D’var Torah: Torah teaches types of peace | Wisconsin Jewish Chronicle

D’var Torah: Torah teaches types of peace

   Several weeks ago I studied in Israel at the Shalom Hartman Institute; and I heard the sirens as rockets were fired at cities throughout the country.

   Each time a siren sounded, we quickly searched for shelter. I heard this siren four times during the week I was in Israel. Each time I was lucky enough to be inside a building with a shelter.

   And yet each time I walked outside, I learned to take a thorough look around me with each step, determining where I would run if the siren went off. I calculated that I would leave the street, head for the building ahead, or behind a wall close by or inside a nearby store or restaurant.

   We could hear the bang of a missile intercepting the rocket. And after emerging from the shelter, we would look into the sky for evidence.

   We would smell the explosives and see the streaks of smoke where the Israeli missiles had intercepted the rocket. I had a sense of just how powerful the Iron Dome system of defense is that protects the people of Israel.

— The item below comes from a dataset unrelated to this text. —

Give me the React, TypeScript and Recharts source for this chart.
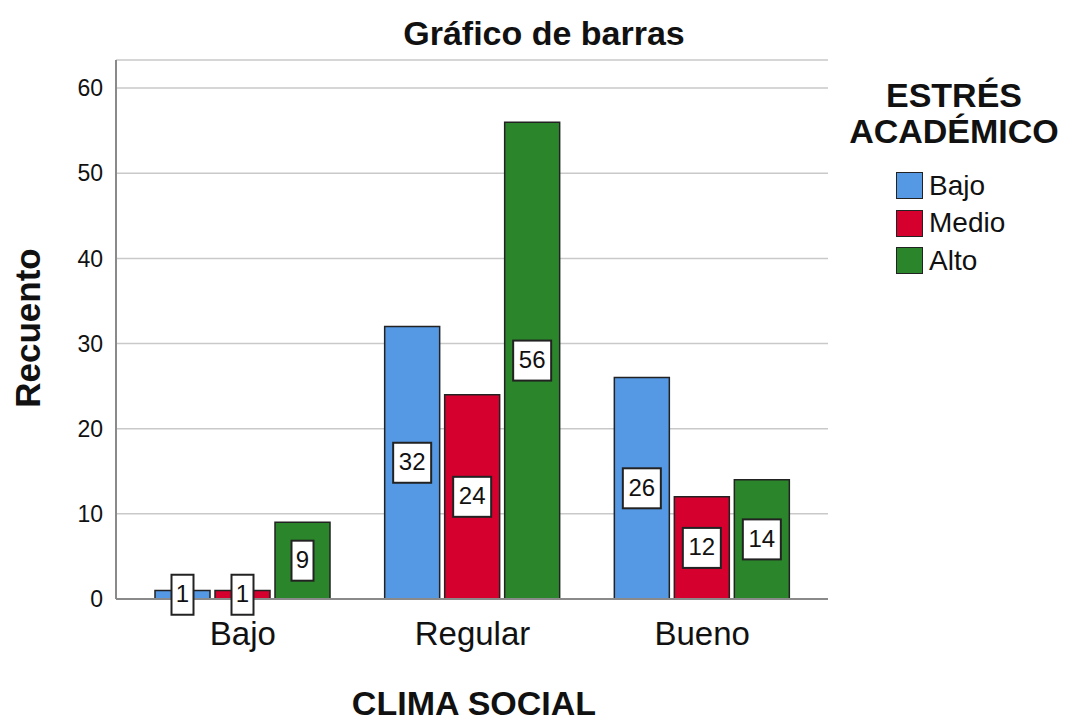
import { BarChart, Bar, XAxis, YAxis, CartesianGrid, LabelList } from "recharts";

const categories = ["Bajo", "Regular", "Bueno"];
const bajo = [1, 32, 26];
const medio = [1, 24, 12];
const alto = [9, 56, 14];
const yTicks = [0, 10, 20, 30, 40, 50, 60];

const SERIES = [
    { key: "bajo", name: "Bajo", color: "#5599e4" },
    { key: "medio", name: "Medio", color: "#d6002f" },
    { key: "alto", name: "Alto", color: "#2b862b" },
];

const data = categories.map((c, i) => ({
    cat: c,
    bajo: bajo[i],
    medio: medio[i],
    alto: alto[i],
}));

const FONT = "'Liberation Sans', Arial, sans-serif";

const BoxLabel = (props: any) => {
    const { x, y, width, height, value } = props;
    const cx = x + width / 2;
    const cy = y + height / 2;
    const w = String(value).length > 1 ? 38 : 22;
    const h = 40;
    return (
        <g>
            <rect x={cx - w / 2} y={cy - h / 2} width={w} height={h} fill="#fff" stroke="#222" strokeWidth={2} />
            <text x={cx} y={cy + 1} textAnchor="middle" dominantBaseline="middle" fontSize={24} fontFamily={FONT} fill="#111">
                {value}
            </text>
        </g>
    );
};

// legend drawn as an overlay so it doesn't eat plot space
const LegendBox = () => (
    <div style={{ position: "absolute", left: 840, top: 77, fontFamily: FONT, width: 228 }}>
        <div style={{ fontWeight: "bold", fontSize: 34, textAlign: "center", lineHeight: "36px", color: "#111" }}>
            ESTRÉS
            <br />
            ACADÉMICO
        </div>
        <div style={{ position: "absolute", top: 90, left: 56 }}>
            {SERIES.map(s => (
                <div key={s.key} style={{ display: "flex", alignItems: "center", height: 37.5 }}>
                    <div style={{ width: 25, height: 25, background: s.color, border: "1.5px solid #222" }} />
                    <span style={{ marginLeft: 6, fontSize: 28, color: "#111", lineHeight: "28px" }}>{s.name}</span>
                </div>
            ))}
        </div>
    </div>
);

export default function App() {
    return (
        <div style={{ position: "absolute", left: 0, top: 0, width: 1065, height: 720, background: "#fff", fontFamily: FONT }}>
            <div style={{ position: "absolute", left: 0, width: 1088, top: 15, lineHeight: "36px", textAlign: "center", fontWeight: "bold", fontSize: 34, color: "#111" }}>
                Gráfico de barras
            </div>
            <div
                style={{
                    position: "absolute",
                    left: 28,
                    top: 328,
                    transform: "translate(-50%, -50%) rotate(-90deg)",
                    fontWeight: "bold",
                    fontSize: 35,
                    lineHeight: "36px",
                    color: "#111",
                    whiteSpace: "nowrap",
                }}
            >
                Recuento
            </div>
            <div style={{ position: "absolute", left: 0, width: 948, top: 685, lineHeight: "36px", textAlign: "center", fontWeight: "bold", fontSize: 34, color: "#111" }}>
                CLIMA SOCIAL
            </div>
            <LegendBox />
            <BarChart
                width={1065}
                height={720}
                data={data}
                margin={{ top: 60, right: 237, bottom: 0, left: 0 }}
                barGap={5}
                barCategoryGap={27}
            >
                <CartesianGrid vertical={false} stroke="#c9c9c9" strokeWidth={1.5} />
                <XAxis
                    dataKey="cat"
                    tickLine={false}
                    axisLine={{ stroke: "#8a8a8a", strokeWidth: 2 }}
                    tick={{ fontSize: 33, fill: "#111", fontFamily: FONT }}
                    tickMargin={17}
                    padding={{ left: 12, right: 11 }}
                    height={121}
                />
                <YAxis
                    domain={[0, 63.3]}
                    ticks={yTicks}
                    width={116}
                    tickLine={false}
                    axisLine={{ stroke: "#8a8a8a", strokeWidth: 2 }}
                    tick={{ fontSize: 23, fill: "#111", fontFamily: FONT }}
                    tickMargin={7}
                />
                {SERIES.map(s => (
                    <Bar key={s.key} dataKey={s.key} name={s.name} fill={s.color} stroke="#222" strokeWidth={1.5} barSize={55} isAnimationActive={false}>
                        <LabelList dataKey={s.key} content={BoxLabel} />
                    </Bar>
                ))}
            </BarChart>
        </div>
    );
}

   I began to imagine the Israel Defense Force soldiers on guard throughout the day and night, watching for a rocket and pouncing into action.

   Several times I imagined I heard the start of a siren. And the sound of a car backfiring reminded me of the bang of the rocket blasted from the sky.

   I had just a taste of the tense, uncertain time in Israel today. Others, who live there, do not have the opportunity that I did to leave and take a physical break from the intensity of war.

 
Types of peace

   It is in our nature as Jews to pray for peace. We imagine peace every time we say our daily prayers.

   And yet, it could occur to a person that we each have our own narrative of peace. We may be praying for peace, but peace does not look the same to each person.

   We pray for a type of utopian peace in prayers such as Shalom Rav: “Grant lasting peace unto Israel Thy people…Blessed are You, O Lord, who blessed Thy people Israel with peace.”

   We pray for a transformed world of peace for our people, a perfect peace where we will no longer suffer war. These prayers promote a sense of wholeness, an aspirational hope that causes us immense comfort every day.

   In our Torah we read about an imperial peace that comes from victory over another people. We read:

   “When you approach a town to attack it, you shall offer it terms of peace. If it responds peaceably and lets you in, all the people present there shall serve you at forced labor. And if it does not surrender to you, but would join battle with you, you shall lay siege to it.” These are the verses of Deuteronomy 20:10-18 from the Torah portion Shoftim, which we will read on the Sabbath of Aug. 30.

   Torah also teaches us about a peace of justice, peace that comes when we, who have been wronged, are able to make things right for us again.

   On the Sabbath of Aug. 2 in the Torah portion Dvarim (Deuteronomy 1:1-3:22), we will read: “‘Let me pass through your country. I will keep strictly to the highway, turning off neither to the right nor to the left’… But King Sihon of Heshbon refused to let us pass through…And the Lord said to me ‘… Begin the occupation; take possession of his land’” (2:27-31).

   We understand this narrative of peace to be one of trying, at the start, to coexist, and realizing that it is simply not possible. For our own survival, our own sense of peace, we must take control of the land.

   Our tradition teaches of one more peace, a realistic peace. It is a peace of those who are tattered and worn, old and tired and who are finally granted a return to Jerusalem.

   The prophet, Zechariah says: “There shall yet be old men and women… each with staff in hand because of their great age… Though it will seem impossible to the remnant of this people in those days, shall it also be impossible to Me? I will rescue My people from the lands of the east and from the lands of the west, and I will bring them home to dwell in Jerusalem” (Zechariah 8:1-9).

   This vision of peace might seem impossible to us, but it can become a reality — a peace of a shared society, of people living peacefully in Jerusalem at last.

   It may be messy. It may be difficult. But I pray that it is possible.

   As I write this, the action continues in Gaza. We hope for a speedy and safe return of our soldiers and families.

   We hope that this very moment brings us the opportunity for the beginning of new relationships and a new start to real peace. May it be so.

   I thank Rabbi Donniel Hartman, president of the Shalom Hartman Institute, for teaching me these texts.

   Andrea Steinberger is the rabbi at the Hillel at the University of Wisconsin-Madison, located in The Barbara Hochberg Center for Jewish Student Life.